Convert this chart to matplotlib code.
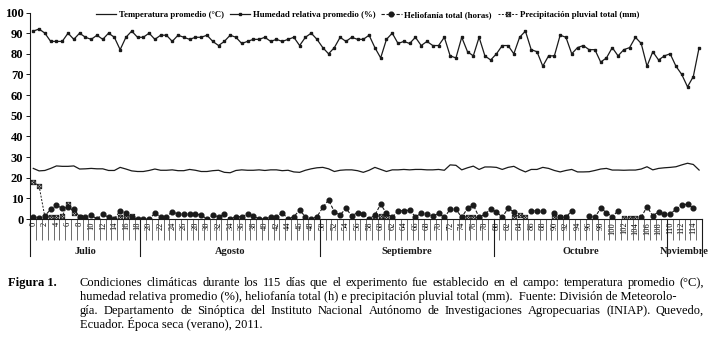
import matplotlib
matplotlib.use("Agg")
import matplotlib.pyplot as plt
import matplotlib.transforms as mtransforms
from matplotlib.path import Path
import numpy as np

nan = np.nan

# --- data ---
days = list(range(116))

humedad = [91, 92, 90, 86, 86, 86, 90, 87, 90, 88, 87, 89, 87, 90, 88, 82, 88, 91, 88, 88,
           90, 87, 89, 89, 86, 89, 88, 87, 88, 88, 89, 86, 84, 86, 89, 88, 85, 86, 87, 87,
           88, 86, 87, 86, 87, 88, 84, 88, 90, 87, 83, 80, 83, 88, 86, 88, 87, 87, 89, 83,
           78, 87, 90, 85, 86, 85, 88, 84, 86, 84, 84, 88, 79, 78, 88, 81, 79, 88, 79, 77,
           80, 84, 84, 80, 88, 91, 82, 81, 74, 79, 79, 89, 88, 80, 83, 84, 82, 82, 76, 78,
           83, 79, 82, 83, 88, 85, 74, 81, 77, 79, 80, 74, 70, 64, 69, 83]

temperatura = [24.5, 23.3, 23.5, 24.5, 25.7, 25.5, 25.5, 25.7, 24.2, 24.3, 24.5, 24.3, 24.3, 23.5,
               23.5, 25.0, 24.2, 23.3, 23.0, 23.0, 23.5, 24.2, 23.6, 23.6, 23.8, 23.4, 23.4, 24.0,
               23.6, 23.0, 23.0, 23.4, 23.6, 22.6, 22.4, 23.5, 23.8, 23.6, 23.6, 23.8, 23.5, 23.8,
               23.8, 23.4, 23.6, 22.8, 22.6, 23.6, 24.3, 24.8, 25.0, 24.3, 23.0, 23.6, 23.8, 23.8,
               23.4, 22.6, 23.6, 25.0, 24.0, 23.0, 23.8, 23.8, 24.0, 23.8, 24.0, 24.0, 23.8, 23.8,
               24.0, 23.6, 26.2, 26.0, 23.8, 24.8, 25.6, 24.0, 25.2, 25.2, 25.0, 24.0, 25.0, 25.5,
               24.0, 22.8, 24.0, 24.0, 25.0, 24.5, 23.5, 22.8, 23.5, 24.0, 22.8, 22.8, 22.9, 23.5,
               24.2, 24.5, 23.7, 23.7, 23.6, 23.7, 23.7, 24.2, 25.3, 23.8, 24.5, 24.8, 25.0, 25.3,
               26.2, 27.0, 26.4, 23.7]

heliofania = [1.1, 0.6, 1.5, 4.7, 6.6, 5.2, 5.6, 4.7, 1.0, 1.1, 1.9, 0, 2.4, 0.8, 0, 4.0, 2.7, 0.8,
              0, 0, 0, 2.7, 1.1, 1.1, 3.5, 2.4, 2.4, 2.4, 2.4, 1.9, 0, 1.9, 1.1, 2.4, 0, 1.1, 1.1,
              2.4, 1.5, 0, 0, 1.1, 1.1, 3.1, 0, 1.1, 4.3, 1.1, 0, 1.1, 5.6, 9.2, 3.5, 1.9, 5.2, 1.5,
              3.1, 2.4, 0, 1.9, 7.2, 2.7, 0.8, 4.0, 4.0, 4.3, 1.1, 2.7, 2.4, 1.5, 2.7, 0.8, 4.7, 4.7,
              0.8, 5.2, 6.8, 0.8, 2.4, 4.7, 3.5, 0.8, 5.2, 3.5, nan, nan, 4.0, 4.0, 4.0, nan, 2.7,
              1.1, 0.8, 4.0, nan, nan, 1.5, 0.8, 5.2, 3.1, 1.1, 4.0, nan, nan, nan, 0.8, 6.0, 1.5,
              3.5, 2.4, 2.4, 4.7, 6.8, 7.2, 5.2, nan]

precipitacion = [nan] * 116
for d, v in {0: 18, 1: 16, 2: 1.0, 3: 1.0, 4: 1.0, 5: 1.5, 6: 7.2, 7: 3.0, 8: 1.0,
             15: 1.0, 16: 1.5, 17: 1.5, 59: 1.0, 60: 1.6, 61: 1.0, 74: 1.0, 75: 1.1,
             76: 1.1, 77: 0.6, 83: 1.0, 84: 1.9, 85: 1.0, 90: 1.0, 91: 0.8, 92: 0.8,
             102: 0.5, 103: 0.5, 104: 0.5}.items():
    precipitacion[d] = v

xtick_days = days[0:115:2]
meses = ["Julio", "Agosto", "Septiembre", "Octubre", "Noviembre"]
limites = [-0.5, 18.5, 49.5, 79.5, 109.5, 115.5]

caption_lines = [
    "Condiciones climáticas durante los 115 días que el experimento fue establecido en el campo: temperatura promedio (°C),",
    "humedad relativa promedio (%), heliofanía total (h) e precipitación pluvial total (mm).  Fuente: División de Meteorolo-",
    "gía. Departamento de Sinóptica del Instituto Nacional Autónomo de Investigaciones Agropecuarias (INIAP). Quevedo,",
    "Ecuador. Época seca (verano), 2011.",
]
justify = [True, False, True, False]

INK = "#1a1a1a"
SERIF = ["Liberation Serif", "DejaVu Serif"]

# square with a cross inside, like the rain marker of the original
box_x = Path(
    [(-1, -1), (1, -1), (1, 1), (-1, 1), (-1, -1), (-1, -1), (1, 1), (-1, 1), (1, -1)],
    [Path.MOVETO, Path.LINETO, Path.LINETO, Path.LINETO, Path.CLOSEPOLY,
     Path.MOVETO, Path.LINETO, Path.MOVETO, Path.LINETO],
)

fig = plt.figure(figsize=(7.11, 3.39), dpi=100, facecolor="white")
ax = fig.add_axes([30.4 / 711, 120 / 339, 671.6 / 711, 206.5 / 339])

ax.plot(days, temperatura, color=INK, lw=0.9, label="Temperatura promedio (°C)")
ax.plot(days, humedad, color=INK, lw=0.9, marker="s", ms=2.0,
        label="Humedad relativa promedio (%)")
ax.plot(days, heliofania, color=INK, lw=0.8, ls=(0, (3, 1.5)), marker="o", ms=3.4,
        label="Heliofanía total (horas)")
ax.plot(days, precipitacion, color=INK, lw=0.7, ls=(0, (2, 1.5)), marker=box_x, ms=3.2,
        mfc="none", mec=INK, mew=0.6, label="Precipitación pluvial total (mm)")

ax.set_xlim(-0.5, 115.5)
ax.set_ylim(0, 100)
ax.set_yticks(range(0, 101, 10))
for lbl in ax.get_yticklabels():
    lbl.set_family(SERIF)
    lbl.set_fontweight("bold")
    lbl.set_fontsize(9)
ax.tick_params(axis="y", length=3, width=0.7, color=INK, pad=2)

ax.set_xticks(xtick_days)
ax.set_xticklabels([str(d) for d in xtick_days], rotation=90, family=SERIF, fontsize=6)
ax.set_xticks(np.arange(-0.5, 116, 1), minor=True)
ax.tick_params(axis="x", which="major", length=0, pad=2)
ax.tick_params(axis="x", which="minor", length=15, width=0.6, color="#555555")

for side in ["top", "right"]:
    ax.spines[side].set_visible(False)
for side in ["left", "bottom"]:
    ax.spines[side].set_color(INK)
    ax.spines[side].set_linewidth(0.8)

trans = mtransforms.blended_transform_factory(ax.transData, ax.transAxes)
for b in limites:
    ax.plot([b, b], [0, -0.18], transform=trans, clip_on=False, color=INK, lw=0.8)
for i, mes in enumerate(meses):
    xc = (limites[i] + limites[i + 1]) / 2
    ax.text(xc, -0.155, mes, transform=trans, ha="center", va="center",
            family=SERIF, fontweight="bold", fontsize=7.5, color=INK)

fig.legend(loc="upper left", bbox_to_anchor=(96 / 711, 1 - 11 / 339), ncol=4,
           frameon=False, handlelength=2.3, handletextpad=0.3, columnspacing=0.7,
           borderpad=0, borderaxespad=0,
           prop={"family": SERIF, "weight": "bold", "size": 6.3})

# caption
base0 = 286
fig.text(8 / 711, 1 - base0 / 339, "Figura 1.", family=SERIF, fontweight="bold",
         fontsize=9, va="baseline", ha="left")

fig.canvas.draw()
renderer = fig.canvas.get_renderer()
x_left, x_right = 80, 704
for i, line in enumerate(caption_lines):
    y = 1 - (base0 + 14 * i) / 339
    if not justify[i]:
        fig.text(x_left / 711, y, line, family=SERIF, fontsize=9, va="baseline", ha="left")
        continue
    words = [w for w in line.split(" ") if w]
    texts = [fig.text(0, y, w, family=SERIF, fontsize=9, va="baseline", ha="left") for w in words]
    widths = [t.get_window_extent(renderer).width for t in texts]
    gap = (x_right - x_left - sum(widths)) / (len(words) - 1)
    x = x_left
    for t, w in zip(texts, widths):
        t.set_x(x / 711)
        x += w + gap

fig.savefig("out.png", dpi=100, facecolor="white")
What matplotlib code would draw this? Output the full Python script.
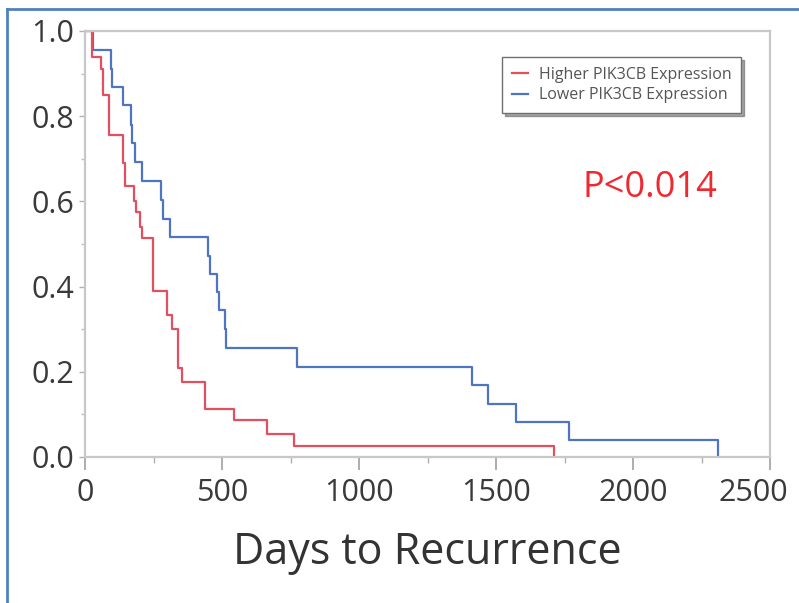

######

Repeat exactly the lines from the first line of the records above through the line containing "64, 69, 83]", both included. Leave out the pictures.

SOLUTION TO THIS TASK:
Convert this chart to matplotlib code.
import matplotlib
matplotlib.use("Agg")
import matplotlib.pyplot as plt
import matplotlib.transforms as mtransforms
from matplotlib.path import Path
import numpy as np

nan = np.nan

# --- data ---
days = list(range(116))

humedad = [91, 92, 90, 86, 86, 86, 90, 87, 90, 88, 87, 89, 87, 90, 88, 82, 88, 91, 88, 88,
           90, 87, 89, 89, 86, 89, 88, 87, 88, 88, 89, 86, 84, 86, 89, 88, 85, 86, 87, 87,
           88, 86, 87, 86, 87, 88, 84, 88, 90, 87, 83, 80, 83, 88, 86, 88, 87, 87, 89, 83,
           78, 87, 90, 85, 86, 85, 88, 84, 86, 84, 84, 88, 79, 78, 88, 81, 79, 88, 79, 77,
           80, 84, 84, 80, 88, 91, 82, 81, 74, 79, 79, 89, 88, 80, 83, 84, 82, 82, 76, 78,
           83, 79, 82, 83, 88, 85, 74, 81, 77, 79, 80, 74, 70, 64, 69, 83]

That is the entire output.